Così si promuove la cucina italiana

In questo contesto, il cibo di strada agisce come leva di marketing per la promozione di altre attività nel campo della ristorazione o per la promozione della ricchezza agroalimentare del nostro Paese. È il caso, per esempio, dello chef stellato Mauro Uliassi, che dal 2011 promuove la propria cucina attraverso un chiosco itinerante attraverso il quale rivisita alcune delle sue ricette in chiave street food. Oppure di Streeteataly, il food truck con il quale la catena Eataly si promuove all’interno di festival e manifestazioni dedicate al cibo di strada. O, ancora, di Expo 2015, che promuove la cucina italiana attraverso un’area interamente riservata al cibo di strada: apecar e furgoncini attrezzati con cucine in grado di proporre pizza, friggitoria e hamburger, ma anche piatti più elaborati come zuppe, primi piatti, insalate, barbecue e menu gluten free.

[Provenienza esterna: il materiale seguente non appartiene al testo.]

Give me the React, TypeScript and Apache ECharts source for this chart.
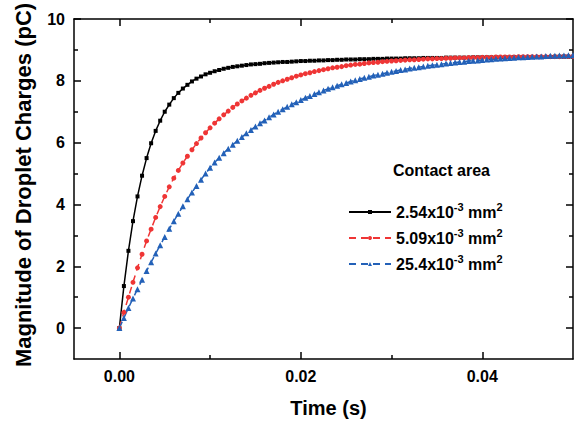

Ready-to-eat per 2,5 miliardi di persone

Non è un caso che l’area dedicata allo street food sia una delle più affollate dai visitatori di Expo di tutto il mondo: la passione per il cibo di strada infatti non ha confini, come dimostra la diffusione del fenomeno a livello globale. Secondo i dati Fao, lo street food è consumato ogni giorno da circa 2,5 miliardi di persone in tutto il mondo; in America Latina, lo street food rappresenta fino al 30% della spesa delle famiglie urbane e a Bangkok, in Thailandia, si stimano 20mila venditori di cibo di strada, che forniscono alla popolazione circa il 40% dell’apporto energetico complessivo. La città thailandese, secondo il settimanale economico statunitense Forbes, guida top ten delle migliori città al mondo per il cibo di strada, seguita da Singapore, Penang (in Malaysia) e Marrakech, mentre al quinto posto c’è la nostra Palermo.